While my initial reaction was dystopian horror that we're losing our humanity, I feel slightly different after sitting with it for a while.
Ask yourself, how effective was all that effort really? Did any humans actually read and internalize what was written? Or did it just rot in the company wiki? Were we actually communicating effectively with our peers, or just spending lots of time on trying to? Let's not retcon our way to believing the pre-AI days were golden. So much tribal knowledge has been lost, NOT because no one documented it but because no one bothered to read it. Now at least the AI reads it.
So in a sense, we are more forgiving of ourselves more than anything.
in fact, in my domain, that's almost always the case. LLM's rarely get it right. Getting something done that would take me a day, takes a day with an LLM, only now I don't fully understand what was written, so no real value add, just loss.
It sure can be nice for solved problems and boilerplate tho.
It's worth noting that much of the frustration stems from expectations.
I don't expect an AI to learn and "update their weights"..
I do however expect colleagues to learn at a specific rate.
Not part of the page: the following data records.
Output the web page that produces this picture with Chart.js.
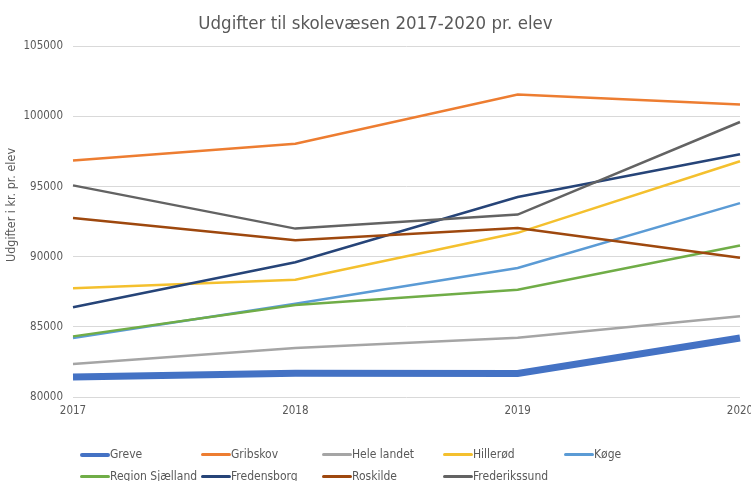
<!DOCTYPE html>
<html>
<head>
<meta charset="utf-8">
<script src="https://cdn.jsdelivr.net/npm/chart.js@4"></script>
<style>
  html, body { margin: 0; padding: 0; background: #fff; overflow: hidden; }
  #wrap { position: relative; width: 751px; height: 481px; }
  #legend { position: absolute; left: 0; top: 0; width: 751px; height: 481px; pointer-events: none;
            font-family: "DejaVu Sans Condensed", "DejaVu Sans", sans-serif; font-size: 12px; color: #595959; }
  .item { position: absolute; white-space: nowrap; height: 16px; line-height: 16px; }
  .swatch { display: inline-block; width: 30px; vertical-align: middle; border-radius: 2px; }
</style>
</head>
<body>
<div id="wrap">
  <canvas id="c"></canvas>
  <div id="legend"></div>
</div>
<script>
const years = ['2017', '2018', '2019', '2020'];
const seriesNames = ['Greve', 'Gribskov', 'Hele landet', 'Hillerød', 'Køge', 'Region Sjælland', 'Fredensborg', 'Roskilde', 'Frederikssund'];
const greve = [81420, 81700, 81670, 84200];
const gribskov = [96850, 98050, 101550, 100850];
const heleLandet = [82350, 83500, 84230, 85750];
const hilleroed = [87750, 88360, 91700, 96800];
const koege = [84200, 86650, 89190, 93820];
const regionSjaelland = [84320, 86550, 87650, 90800];
const fredensborg = [86400, 89600, 94250, 97300];
const roskilde = [92750, 91170, 92050, 89930];
const frederikssund = [95080, 92000, 93000, 99600];
const seriesValues = [greve, gribskov, heleLandet, hilleroed, koege, regionSjaelland, fredensborg, roskilde, frederikssund];
const seriesColors = ['#4472C4', '#ED7D31', '#A5A5A5', '#F4C02E', '#5B9BD5', '#70AD47', '#264478', '#9E480E', '#636363'];
const seriesWidths = [7, 2.5, 2.5, 2.5, 2.5, 2.5, 2.5, 2.5, 2.5];
const yTicks = [80000, 85000, 90000, 95000, 100000, 105000];
const yTitle = 'Udgifter i kr. pr. elev';
const chartTitle = 'Udgifter til skolevæsen 2017-2020 pr. elev';

const FONT = '"DejaVu Sans Condensed", "DejaVu Sans", sans-serif';
const TXT = '#595959';

const datasets = seriesNames.map((name, i) => ({
  label: name,
  data: seriesValues[i],
  borderColor: seriesColors[i],
  backgroundColor: seriesColors[i],
  borderWidth: seriesWidths[i],
  pointRadius: 0,
  pointHoverRadius: 0,
  tension: 0,
  fill: false,
  order: seriesNames.length - i
}));

const yTitlePlugin = {
  id: 'yTitle',
  afterDraw(chart) {
    const ctx = chart.ctx;
    ctx.save();
    ctx.translate(12, 205);
    ctx.rotate(-Math.PI / 2);
    ctx.font = '12.5px ' + FONT;
    ctx.fillStyle = TXT;
    ctx.textAlign = 'center';
    ctx.textBaseline = 'middle';
    ctx.fillText(yTitle, 0, 0);
    ctx.restore();
  }
};

new Chart(document.getElementById('c'), {
  type: 'line',
  data: { labels: years, datasets },
  plugins: [yTitlePlugin],
  options: {
    responsive: true,
    maintainAspectRatio: false,
    animation: false,
    layout: { padding: { left: 0, right: 0, top: 0, bottom: 60 } },
    plugins: {
      legend: { display: false },
      tooltip: { enabled: false },
      title: {
        display: true,
        text: chartTitle,
        color: TXT,
        font: { family: FONT, size: 18.5, weight: 'normal' },
        padding: { top: 13, bottom: 11 }
      }
    },
    scales: {
      x: {
        offset: false,
        grid: { display: false, drawTicks: false },
        border: { display: false },
        ticks: { color: TXT, font: { family: FONT, size: 11.5 }, padding: 7, maxRotation: 0 },
        afterFit: s => { s.height = 24; s.paddingRight = 11; }
      },
      y: {
        min: 80000,
        max: 105000,
        afterBuildTicks: s => { s.ticks = yTicks.map(v => ({ value: v })); },
        grid: { color: '#d9d9d9', lineWidth: 1, drawTicks: false },
        border: { display: false },
        ticks: { color: TXT, font: { family: FONT, size: 11.5 }, padding: 10, callback: v => String(v) },
        afterFit: s => { s.width = 73; }
      }
    }
  }
});

// legend in fixed 5-column grid
const legend = document.getElementById('legend');
seriesNames.forEach((name, i) => {
  const row = Math.floor(i / 5), col = i % 5;
  const d = document.createElement('div');
  d.className = 'item';
  d.style.left = (80 + col * 121) + 'px';
  d.style.top = (446 + row * 22) + 'px';
  const sw = document.createElement('span');
  sw.className = 'swatch';
  sw.style.background = seriesColors[i];
  sw.style.height = (i === 0 ? 4 : 3) + 'px';
  d.appendChild(sw);
  d.appendChild(document.createTextNode(name));
  legend.appendChild(d);
});
</script>
</body>
</html>
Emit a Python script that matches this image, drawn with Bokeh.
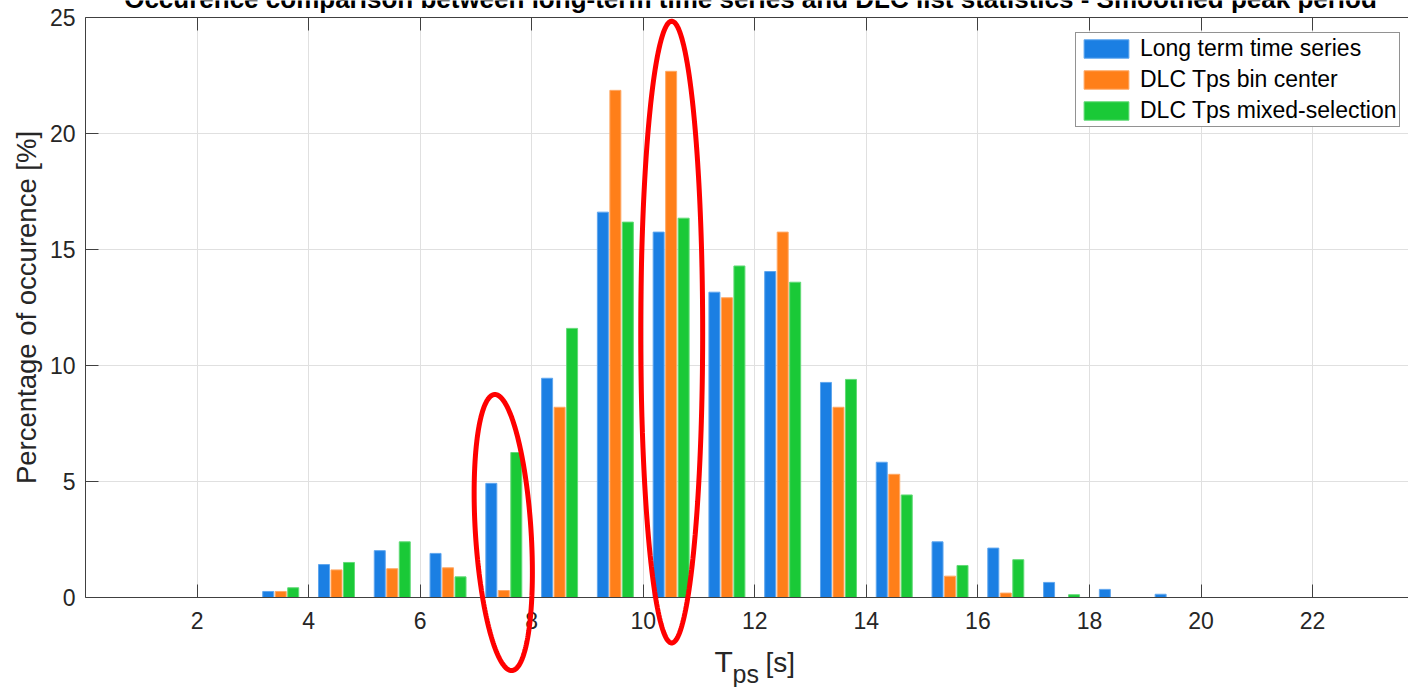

A rate that I a believe should meet or exceed my company's standards for, uh, human intelligence.
At least personally this was obvious to me years before AI was around. Whenever we had clear data that came to an obvious conclusion, I found that it didn't matter if _I_ said the conclusion, regardless of if the data was included. I got a lot more leeway by simply presenting the data to represent my conclusion and let my boss come to it.
In the first situation the conclusion was now _my_ opinion and everyone's feelings got involved. In the second the magic conch(usually a spreadsheet) said the opinion so no feelings were triggered.
[citation needed]
This entire article is just meaningless vibes of one guy who sells AI stuff.
Bruh either had help, or he's the most trite writer ever.